_PROBLEM DESCRIPTION_:
Can you output the material exactly as written, minus any pictures it holds?
-------
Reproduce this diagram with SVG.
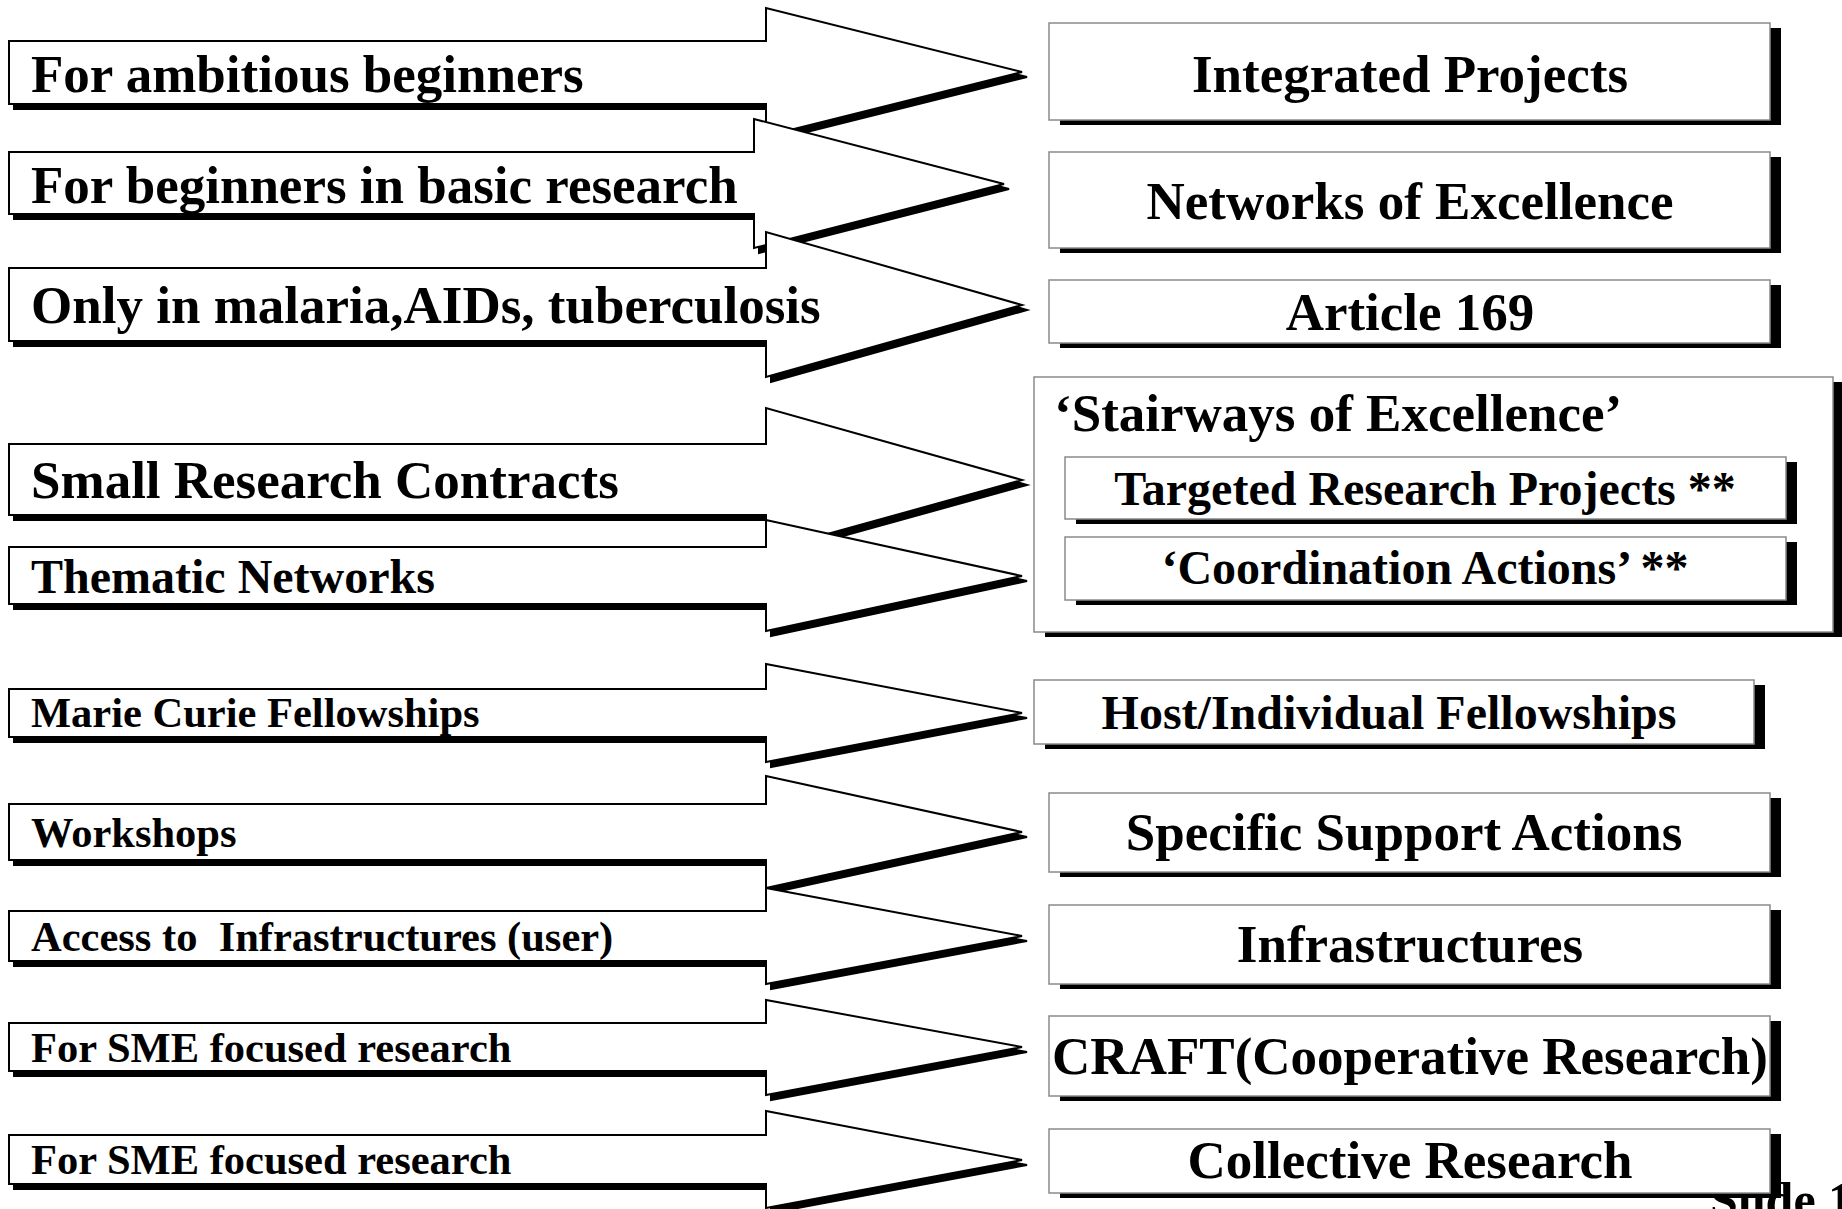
<svg xmlns="http://www.w3.org/2000/svg" xmlns:xlink="http://www.w3.org/1999/xlink" width="1842" height="1209" viewBox="0 0 1842 1209">
<style>
.sh{fill:#000;stroke:#000;stroke-width:2}
.arr{fill:#fff;stroke:#000;stroke-width:2;stroke-linejoin:miter}
.bsh{fill:#000}
.box{fill:#fff;stroke:#8a8a8a;stroke-width:1.5}
.t{font-family:"Liberation Serif","Times New Roman",serif;font-weight:bold;fill:#000}
.l1{font-size:53px}
.l2{font-size:48px}
.l3{font-size:42.5px}
.c{text-anchor:middle}
</style>
<defs>
<polygon id="p1" points="9,41 766,41 766,8 1022,72 766,136 766,104 9,104"/>
<polygon id="p2" points="9,152 754,152 754,119 1004,184 754,248 754,214 9,214"/>
<polygon id="p3" points="9,268 766,268 766,232 1022,305 766,377 766,341 9,341"/>
<polygon id="p4" points="9,444 766,444 766,408 1022,480 766,551 766,515 9,515"/>
<polygon id="p5" points="9,547 766,547 766,520 1022,576 766,631 766,604 9,604"/>
<polygon id="p6" points="9,689 766,689 766,664 1022,713 766,762 766,737 9,737"/>
<polygon id="p7" points="9,804 766,804 766,776 1022,832 766,888 766,860 9,860"/>
<polygon id="p8" points="9,911 766,911 766,888 1022,936 766,984 766,961 9,961"/>
<polygon id="p9" points="9,1023 766,1023 766,1000 1022,1047 766,1095 766,1071 9,1071"/>
<polygon id="p10" points="9,1135 766,1135 766,1111 1022,1160 766,1208 766,1184 9,1184"/>
</defs>
<rect width="1842" height="1209" fill="#fff"/>
<g id="connectors">
<g id="arrow1"><use xlink:href="#p1" class="sh" transform="translate(5,5)"/><use xlink:href="#p1" class="arr"/><text class="t l1" x="31" y="92">For ambitious beginners</text></g>
<g id="arrow2"><use xlink:href="#p2" class="sh" transform="translate(5,5)"/><use xlink:href="#p2" class="arr"/><text class="t l1" x="31" y="203">For beginners in basic research</text></g>
<g id="arrow3"><use xlink:href="#p3" class="sh" transform="translate(5,5)"/><use xlink:href="#p3" class="arr"/><text class="t l1" x="31" y="323">Only in malaria,AIDs, tuberculosis</text></g>
<g id="arrow4"><use xlink:href="#p4" class="sh" transform="translate(5,5)"/><use xlink:href="#p4" class="arr"/><text class="t l1" x="31" y="498">Small Research Contracts</text></g>
<g id="arrow5"><use xlink:href="#p5" class="sh" transform="translate(5,5)"/><use xlink:href="#p5" class="arr"/><text class="t l2" x="31" y="593">Thematic Networks</text></g>
<g id="arrow6"><use xlink:href="#p6" class="sh" transform="translate(5,5)"/><use xlink:href="#p6" class="arr"/><text class="t l3" x="31" y="727">Marie Curie Fellowships</text></g>
<g id="arrow7"><use xlink:href="#p7" class="sh" transform="translate(5,5)"/><use xlink:href="#p7" class="arr"/><text class="t l3" x="31" y="847">Workshops</text></g>
<g id="arrow8"><use xlink:href="#p8" class="sh" transform="translate(5,5)"/><use xlink:href="#p8" class="arr"/><text class="t l3" x="31" y="951" xml:space="preserve">Access to  Infrastructures (user)</text></g>
<g id="arrow9"><use xlink:href="#p9" class="sh" transform="translate(5,5)"/><use xlink:href="#p9" class="arr"/><text class="t l3" x="31" y="1062">For SME focused research</text></g>
<g id="arrow10"><use xlink:href="#p10" class="sh" transform="translate(5,5)"/><use xlink:href="#p10" class="arr"/><text class="t l3" x="31" y="1174">For SME focused research</text></g>
</g>
<text class="t" x="1710" y="1217" style="font-size:50px">Slide 1</text>
<g id="integrated-projects"><rect class="bsh" x="1060" y="28" width="721" height="97"/><rect class="box" x="1049" y="23" width="721" height="97"/><text class="t l1 c" x="1410" y="92">Integrated Projects</text></g>
<g id="networks-of-excellence"><rect class="bsh" x="1060" y="157" width="721" height="96"/><rect class="box" x="1049" y="152" width="721" height="96"/><text class="t l1 c" x="1410" y="219">Networks of Excellence</text></g>
<g id="article-169"><rect class="bsh" x="1060" y="285" width="721" height="63"/><rect class="box" x="1049" y="280" width="721" height="63"/><text class="t l1 c" x="1410" y="330">Article 169</text></g>
<g id="stairways"><rect class="bsh" x="1045" y="382" width="799" height="255"/><rect class="box" x="1034" y="377" width="799" height="255"/><text class="t l1" x="1054" y="431">‘Stairways of Excellence’</text>
<g id="targeted-research-projects"><rect class="bsh" x="1076" y="462" width="721" height="62"/><rect class="box" x="1065" y="457" width="721" height="62"/><text class="t l2 c" x="1425" y="505">Targeted Research Projects **</text></g>
<g id="coordination-actions"><rect class="bsh" x="1076" y="542" width="721" height="63"/><rect class="box" x="1065" y="537" width="721" height="63"/><text class="t l2 c" x="1425" y="584">‘Coordination Actions’ **</text></g>
</g>
<g id="host-individual-fellowships"><rect class="bsh" x="1045" y="685" width="720" height="64"/><rect class="box" x="1034" y="680" width="720" height="64"/><text class="t l2 c" x="1389" y="729">Host/Individual Fellowships</text></g>
<g id="specific-support-actions"><rect class="bsh" x="1060" y="798" width="721" height="79"/><rect class="box" x="1049" y="793" width="721" height="79"/><text class="t l1 c" x="1404" y="850">Specific Support Actions</text></g>
<g id="infrastructures"><rect class="bsh" x="1060" y="910" width="721" height="79"/><rect class="box" x="1049" y="905" width="721" height="79"/><text class="t l1 c" x="1410" y="962">Infrastructures</text></g>
<g id="craft"><rect class="bsh" x="1060" y="1021" width="721" height="80"/><rect class="box" x="1049" y="1016" width="721" height="80"/><text class="t l1 c" x="1410" y="1074">CRAFT(Cooperative Research)</text></g>
<g id="collective-research"><rect class="bsh" x="1060" y="1134" width="721" height="64"/><rect class="box" x="1049" y="1129" width="721" height="64"/><text class="t l1 c" x="1410" y="1178">Collective Research</text></g>
</svg>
-------
_PROBLEM SOLUTION_:
Reproduce this diagram with SVG.
<svg xmlns="http://www.w3.org/2000/svg" xmlns:xlink="http://www.w3.org/1999/xlink" width="1842" height="1209" viewBox="0 0 1842 1209">
<style>
.sh{fill:#000;stroke:#000;stroke-width:2}
.arr{fill:#fff;stroke:#000;stroke-width:2;stroke-linejoin:miter}
.bsh{fill:#000}
.box{fill:#fff;stroke:#8a8a8a;stroke-width:1.5}
.t{font-family:"Liberation Serif","Times New Roman",serif;font-weight:bold;fill:#000}
.l1{font-size:53px}
.l2{font-size:48px}
.l3{font-size:42.5px}
.c{text-anchor:middle}
</style>
<defs>
<polygon id="p1" points="9,41 766,41 766,8 1022,72 766,136 766,104 9,104"/>
<polygon id="p2" points="9,152 754,152 754,119 1004,184 754,248 754,214 9,214"/>
<polygon id="p3" points="9,268 766,268 766,232 1022,305 766,377 766,341 9,341"/>
<polygon id="p4" points="9,444 766,444 766,408 1022,480 766,551 766,515 9,515"/>
<polygon id="p5" points="9,547 766,547 766,520 1022,576 766,631 766,604 9,604"/>
<polygon id="p6" points="9,689 766,689 766,664 1022,713 766,762 766,737 9,737"/>
<polygon id="p7" points="9,804 766,804 766,776 1022,832 766,888 766,860 9,860"/>
<polygon id="p8" points="9,911 766,911 766,888 1022,936 766,984 766,961 9,961"/>
<polygon id="p9" points="9,1023 766,1023 766,1000 1022,1047 766,1095 766,1071 9,1071"/>
<polygon id="p10" points="9,1135 766,1135 766,1111 1022,1160 766,1208 766,1184 9,1184"/>
</defs>
<rect width="1842" height="1209" fill="#fff"/>
<g id="connectors">
<g id="arrow1"><use xlink:href="#p1" class="sh" transform="translate(5,5)"/><use xlink:href="#p1" class="arr"/><text class="t l1" x="31" y="92">For ambitious beginners</text></g>
<g id="arrow2"><use xlink:href="#p2" class="sh" transform="translate(5,5)"/><use xlink:href="#p2" class="arr"/><text class="t l1" x="31" y="203">For beginners in basic research</text></g>
<g id="arrow3"><use xlink:href="#p3" class="sh" transform="translate(5,5)"/><use xlink:href="#p3" class="arr"/><text class="t l1" x="31" y="323">Only in malaria,AIDs, tuberculosis</text></g>
<g id="arrow4"><use xlink:href="#p4" class="sh" transform="translate(5,5)"/><use xlink:href="#p4" class="arr"/><text class="t l1" x="31" y="498">Small Research Contracts</text></g>
<g id="arrow5"><use xlink:href="#p5" class="sh" transform="translate(5,5)"/><use xlink:href="#p5" class="arr"/><text class="t l2" x="31" y="593">Thematic Networks</text></g>
<g id="arrow6"><use xlink:href="#p6" class="sh" transform="translate(5,5)"/><use xlink:href="#p6" class="arr"/><text class="t l3" x="31" y="727">Marie Curie Fellowships</text></g>
<g id="arrow7"><use xlink:href="#p7" class="sh" transform="translate(5,5)"/><use xlink:href="#p7" class="arr"/><text class="t l3" x="31" y="847">Workshops</text></g>
<g id="arrow8"><use xlink:href="#p8" class="sh" transform="translate(5,5)"/><use xlink:href="#p8" class="arr"/><text class="t l3" x="31" y="951" xml:space="preserve">Access to  Infrastructures (user)</text></g>
<g id="arrow9"><use xlink:href="#p9" class="sh" transform="translate(5,5)"/><use xlink:href="#p9" class="arr"/><text class="t l3" x="31" y="1062">For SME focused research</text></g>
<g id="arrow10"><use xlink:href="#p10" class="sh" transform="translate(5,5)"/><use xlink:href="#p10" class="arr"/><text class="t l3" x="31" y="1174">For SME focused research</text></g>
</g>
<text class="t" x="1710" y="1217" style="font-size:50px">Slide 1</text>
<g id="integrated-projects"><rect class="bsh" x="1060" y="28" width="721" height="97"/><rect class="box" x="1049" y="23" width="721" height="97"/><text class="t l1 c" x="1410" y="92">Integrated Projects</text></g>
<g id="networks-of-excellence"><rect class="bsh" x="1060" y="157" width="721" height="96"/><rect class="box" x="1049" y="152" width="721" height="96"/><text class="t l1 c" x="1410" y="219">Networks of Excellence</text></g>
<g id="article-169"><rect class="bsh" x="1060" y="285" width="721" height="63"/><rect class="box" x="1049" y="280" width="721" height="63"/><text class="t l1 c" x="1410" y="330">Article 169</text></g>
<g id="stairways"><rect class="bsh" x="1045" y="382" width="799" height="255"/><rect class="box" x="1034" y="377" width="799" height="255"/><text class="t l1" x="1054" y="431">‘Stairways of Excellence’</text>
<g id="targeted-research-projects"><rect class="bsh" x="1076" y="462" width="721" height="62"/><rect class="box" x="1065" y="457" width="721" height="62"/><text class="t l2 c" x="1425" y="505">Targeted Research Projects **</text></g>
<g id="coordination-actions"><rect class="bsh" x="1076" y="542" width="721" height="63"/><rect class="box" x="1065" y="537" width="721" height="63"/><text class="t l2 c" x="1425" y="584">‘Coordination Actions’ **</text></g>
</g>
<g id="host-individual-fellowships"><rect class="bsh" x="1045" y="685" width="720" height="64"/><rect class="box" x="1034" y="680" width="720" height="64"/><text class="t l2 c" x="1389" y="729">Host/Individual Fellowships</text></g>
<g id="specific-support-actions"><rect class="bsh" x="1060" y="798" width="721" height="79"/><rect class="box" x="1049" y="793" width="721" height="79"/><text class="t l1 c" x="1404" y="850">Specific Support Actions</text></g>
<g id="infrastructures"><rect class="bsh" x="1060" y="910" width="721" height="79"/><rect class="box" x="1049" y="905" width="721" height="79"/><text class="t l1 c" x="1410" y="962">Infrastructures</text></g>
<g id="craft"><rect class="bsh" x="1060" y="1021" width="721" height="80"/><rect class="box" x="1049" y="1016" width="721" height="80"/><text class="t l1 c" x="1410" y="1074">CRAFT(Cooperative Research)</text></g>
<g id="collective-research"><rect class="bsh" x="1060" y="1134" width="721" height="64"/><rect class="box" x="1049" y="1129" width="721" height="64"/><text class="t l1 c" x="1410" y="1178">Collective Research</text></g>
</svg>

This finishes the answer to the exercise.